Darüber hinaus besteht an einzelnen Tagen während der Schulzeit weitergehender Betreuungsbedarf. Nach den Angaben der Mutter des Antragstellers sei dies bei mit der Schule unternommenen Tagesausflügen der Fall. Die Rückankunft variiere dann zwischen 13:00 Uhr und 15:00 Uhr. Solche Tagesausflüge fänden zwei bis vier Mal pro Schulhalbjahr statt. Hinzu komme eine schulhalbjährlich stattfindende Projektwoche, während der die Schule zwischen 13:00 Uhr und 14:00 Uhr ende. Weiter erscheint eine Hortbetreuung des Antragstellers nach den Angaben seiner Mutter insbesondere während der sechswöchigen Sommerferien und der zweiwöchigen Herbstferien in den Zeiten erforderlich, in denen er keine gemeinsame Urlaubszeit mit seinen Eltern verbringt.
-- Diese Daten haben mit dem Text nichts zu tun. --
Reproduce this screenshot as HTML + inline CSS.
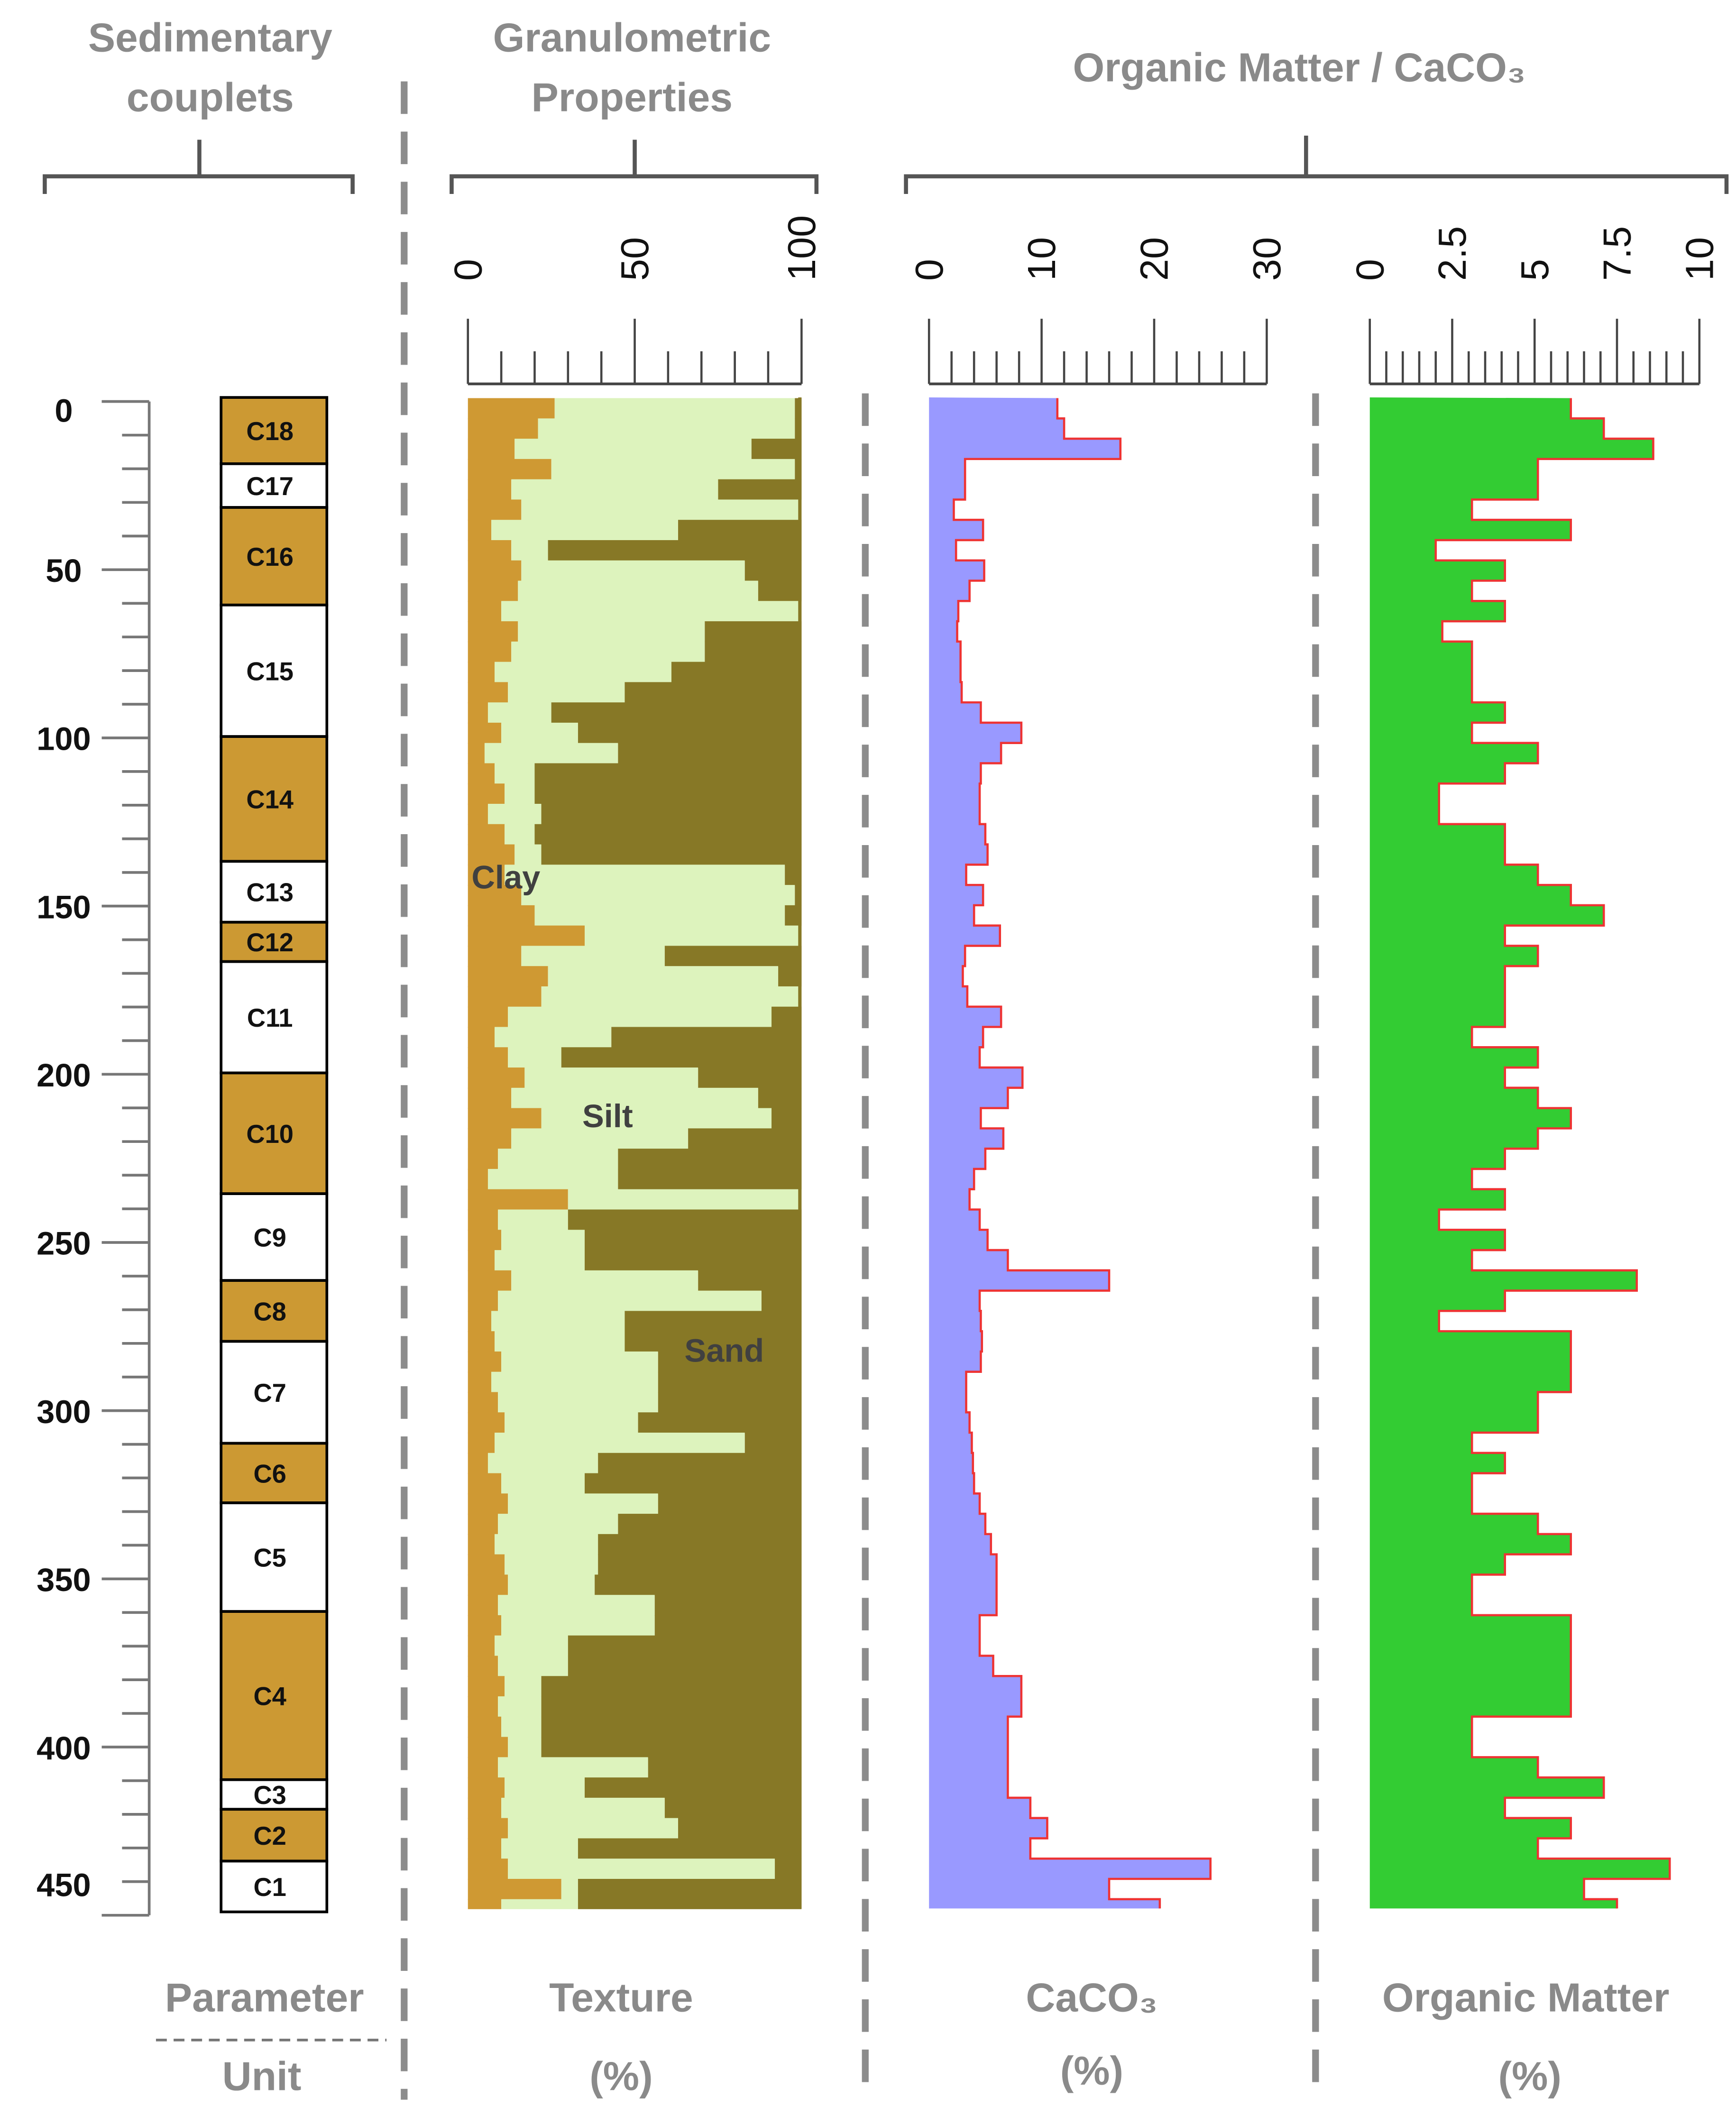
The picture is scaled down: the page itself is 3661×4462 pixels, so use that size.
<!DOCTYPE html>
<html><head><meta charset="utf-8"><style>
html,body{margin:0;padding:0;background:#fff;}
svg{display:block;}
text{font-family:"Liberation Sans",sans-serif;}
</style></head>
<body>
<svg id="chart" width="3661" height="4462" viewBox="0 0 1280 1560" preserveAspectRatio="none" xmlns="http://www.w3.org/2000/svg">
<g fill="#8a8a8a" font-weight="bold" font-size="30" text-anchor="middle">
<text x="155" y="38">Sedimentary</text>
<text x="155" y="82">couplets</text>
<text x="466" y="38">Granulometric</text>
<text x="466" y="82">Properties</text>
<text x="958" y="60">Organic Matter / CaCO₃</text>
</g>
<g stroke="#555" stroke-width="3" fill="none">
<path d="M33,143 V130 H260 V143 M147,130 V103"/>
<path d="M333,143 V130 H602 V143 M468,130 V103"/>
<path d="M668,143 V130 H1273 V143 M963,130 V100"/>
</g>
<g stroke="#8c8c8c" stroke-width="5" stroke-dasharray="24,13">
<line x1="298" y1="60" x2="298" y2="1548"/>
<line x1="638" y1="290" x2="638" y2="1548"/>
<line x1="970" y1="290" x2="970" y2="1548"/>
</g>
<g id="depthAxis"></g>
<g id="couplets"></g>
<g id="texture"></g>
<g id="caco3"></g>
<g id="om"></g>
<g fill="#404040" font-weight="bold" font-size="24" text-anchor="middle">
<text x="373" y="655">Clay</text>
<text x="448" y="831">Silt</text>
<text x="534" y="1004">Sand</text>
</g>
<g fill="#8a8a8a" font-weight="bold" font-size="30" text-anchor="middle">
<text x="195" y="1483">Parameter</text>
<line x1="115" y1="1504" x2="285" y2="1504" stroke="#777" stroke-width="2" stroke-dasharray="8,5"/>
<text x="193" y="1541">Unit</text>
<text x="458" y="1483">Texture</text>
<text x="458" y="1541">(%)</text>
<text x="805" y="1483">CaCO₃</text>
<text x="805" y="1537">(%)</text>
<text x="1125" y="1483">Organic Matter</text>
<text x="1128" y="1541">(%)</text>
</g>
</svg>
<script>
// ---- data ----
const depthTicks = [0,50,100,150,200,250,300,350,400,450];
const coupletNames = ["C18","C17","C16","C15","C14","C13","C12","C11","C10","C9","C8","C7","C6","C5","C4","C3","C2","C1"];
const coupletTops = [-1.2,18.5,31.5,60.5,99.6,136.7,154.8,166.5,199.6,235.5,261.3,279.4,309.7,327.4,359.7,409.7,418.5,433.9];
const coupletBottom = 449;
const coupletShaded = [1,0,1,0,1,0,1,0,1,0,1,0,1,0,1,0,1,0];
const sampleStep = 6.03;
const clayPct = [26,21,14,25,13,16,7,13,16,15,10,15,13,8,12,6,10,5,8,11,6,11,14,11,16,20,35,16,24,22,12,8,12,17,13,22,13,9,6,30,9,10,8,13,9,7,8,10,7,9,11,8,6,10,12,9,8,11,12,9,10,8,9,11,9,10,12,9,11,10,12,10,12,28,10];
const claySiltPct = [98,98,85,98,75,100,63,24,83,87,100,71,71,61,47,25,33,45,20,20,22,20,22,95,98,95,100,59,93,100,91,43,28,69,87,91,66,45,45,100,30,35,35,69,88,47,47,57,57,57,51,83,39,35,57,45,39,39,38,56,56,30,30,22,22,22,22,54,35,59,63,33,92,33,33];
const caco3Vals = [11.4,12,17,3.2,3.2,2.2,4.8,2.4,4.9,3.6,2.6,2.5,2.8,2.8,2.9,4.6,8.2,6.4,4.6,4.5,4.5,5.0,5.2,3.3,4.8,4.0,6.3,3.2,3.0,3.4,6.4,4.8,4.5,8.3,7.0,4.6,6.6,5.0,4.0,3.6,4.5,5.2,7.0,16,4.5,4.6,4.7,4.6,3.3,3.3,3.6,3.8,3.9,4.0,4.5,5.0,5.5,6.0,6.0,6.0,4.5,4.5,5.7,8.2,8.2,7.0,7.0,7.0,7.0,9.0,10.5,9.0,25,16,20.5];
const omVals = [6.1,7.1,8.6,5.1,5.1,3.1,6.1,2.0,4.1,3.1,4.1,2.2,3.1,3.1,3.1,4.1,3.1,5.1,4.1,2.1,2.1,4.1,4.1,5.1,6.1,7.1,4.1,5.1,4.1,4.1,4.1,3.1,5.1,4.1,5.1,6.1,5.1,4.1,3.1,4.1,2.1,4.1,3.1,8.1,4.1,2.1,6.1,6.1,6.1,5.1,5.1,3.1,4.1,3.1,3.1,5.1,6.1,4.1,3.1,3.1,6.1,6.1,6.1,6.1,6.1,3.1,3.1,5.1,7.1,4.1,6.1,5.1,9.1,6.5,7.5];
const textureTicks = [0,50,100];
const caco3Ticks = [0,10,20,30];
const omTicks = ["0","2.5","5","7.5","10"];

// ---- scales ----
const NS="http://www.w3.org/2000/svg";
const yD = d => 296 + 2.48*d;
const colTop = 293, colBot = 1407;
const xTex = p => 345 + p*2.46;
const xCa = v => 685 + v*(249/30);
const xOm = v => 1010 + v*(243/10);
function mk(tag, attrs, parent){const e=document.createElementNS(NS,tag);for(const k in attrs)e.setAttribute(k,attrs[k]);parent.appendChild(e);return e;}
function binTop(i){return Math.max(colTop, yD(-1 + i*sampleStep));}
function binBot(i){return Math.min(colBot, yD(-1 + (i+1)*sampleStep));}

// depth axis
const da=document.getElementById('depthAxis');
let ax=mk('line',{x1:110,y1:296,x2:110,y2:yD(450),stroke:'#777','stroke-width':2},da);


for(let d=0; d<=450; d+=10){
  const major = d%50===0;
  const t=mk('line',{x1:major?75:90,y1:yD(d),x2:110,y2:yD(d),stroke:'#777','stroke-width':2},da);
  
  
}
depthTicks.forEach(d=>{
  const t=mk('text',{x:47,y:(d===450?1398:(d===0?311:yD(d)+9)),'text-anchor':'middle','font-size':24,'font-weight':'bold',fill:'#111'},da);
  t.textContent=d;
  
  
});

// couplets
const cg=document.getElementById('couplets');
coupletNames.forEach((n,i)=>{
  const top = yD(coupletTops[i]);
  const bot = yD(i+1<coupletTops.length ? coupletTops[i+1] : coupletBottom);
  const r=mk('rect',{x:163,y:top,width:78,height:bot-top,fill:coupletShaded[i]?'#cc9933':'#fff',stroke:'#000','stroke-width':2},cg);
  
  
  const t=mk('text',{x:199,y:(top+bot)/2+7,'text-anchor':'middle','font-size':19,'font-weight':'bold',fill:'#111'},cg);
  t.textContent=n;
  
  
});

// axis builder
function axis(g, x0, x1, nMinor, majorEvery, labels, labelXs, name){
  const base=mk('line',{x1:x0,y1:283,x2:x1,y2:283,stroke:'#444','stroke-width':2},g);
  
  
  for(let i=0;i<=nMinor;i++){
    const x=x0+(x1-x0)*i/nMinor;
    const major = i%majorEvery===0;
    const t=mk('line',{x1:x,y1:major?235:259,x2:x,y2:283,stroke:'#444','stroke-width':1.6},g);
    
    
  }
  labels.forEach((lb,i)=>{
    const x=labelXs[i];
    const t=mk('text',{x:0,y:0,transform:`translate(${x+10},207) rotate(-90)`,'font-size':29,fill:'#111'},g);
    t.textContent=lb;
    
    
  });
}

// texture
const tg=document.getElementById('texture');
axis(tg,345,591,10,5,textureTicks,textureTicks.map(xTex),'texture');
clayPct.forEach((c,i)=>{
  const y0=binTop(i), y1=binBot(i); if(y1<=y0) return;
  const cs=Math.max(claySiltPct[i],c);
  let r=mk('rect',{x:xTex(0),y:y0,width:xTex(c)-xTex(0),height:y1-y0+0.5,fill:'#cf9933'},tg);
  
  
  r=mk('rect',{x:xTex(c),y:y0,width:xTex(cs)-xTex(c),height:y1-y0+0.5,fill:'#ddf3bd'},tg);
  
  
  r=mk('rect',{x:xTex(cs),y:y0,width:Math.max(xTex(100)-xTex(cs),0),height:y1-y0+0.5,fill:'#877826'},tg);
  
  
});
let edge=mk('rect',{x:xTex(99),y:colTop,width:xTex(100)-xTex(99),height:colBot-colTop,fill:'#877826'},tg);



// step profile
function profile(g, vals, xf, fill, name){
  let d=`M${xf(0)},${colTop}`;
  vals.forEach((v,i)=>{const y0=binTop(i),y1=binBot(i); if(y1<=y0)return; d+=` L${xf(v)},${y0} L${xf(v)},${y1}`;});
  const area=mk('path',{d:d+` L${xf(0)},${colBot} Z`,fill:fill},g);
  
  
  let l='';
  vals.forEach((v,i)=>{const y0=binTop(i),y1=binBot(i); if(y1<=y0)return; l+=(l?' L':'M')+`${xf(v)},${y0} L${xf(v)},${y1}`;});
  const line=mk('path',{d:l,fill:'none',stroke:'#ee3333','stroke-width':1.6},g);
  
  
}
const ca=document.getElementById('caco3');
axis(ca,685,934,15,5,caco3Ticks,caco3Ticks.map(xCa),'caco3');
profile(ca,caco3Vals,xCa,'#9999ff','caco3');
const om=document.getElementById('om');
axis(om,1010,1253,20,5,omTicks,omTicks.map(s=>xOm(parseFloat(s))),'om');
profile(om,omVals,xOm,'#33cc33','om');
</script>
</body></html>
Das Verwaltungsrecht hat auch zu Recht einen Anordnungsgrund mit der Begründung bejaht, die Betreuung des Antragstellers sei ohne Erlass der einstweiligen Anordnung nicht gesichert.

Das grundsätzliche Verbot der Vorwegnahme der Hauptsache steht der vom Verwaltungsgericht erlassenen einstweiligen Anordnung angesichts des drohenden vollständigen Anspruchsverlustes des Antragstellers ebenfalls nicht entgegen.

Die Kostenentscheidung folgt aus § 154 Abs. 2 VwGO. Das Verfahren ist gemäß § 188 Satz 2 VwGO gerichtskostenfrei.

Dieser Beschluss ist unanfechtbar (§ 152 Abs. 1 VwGO).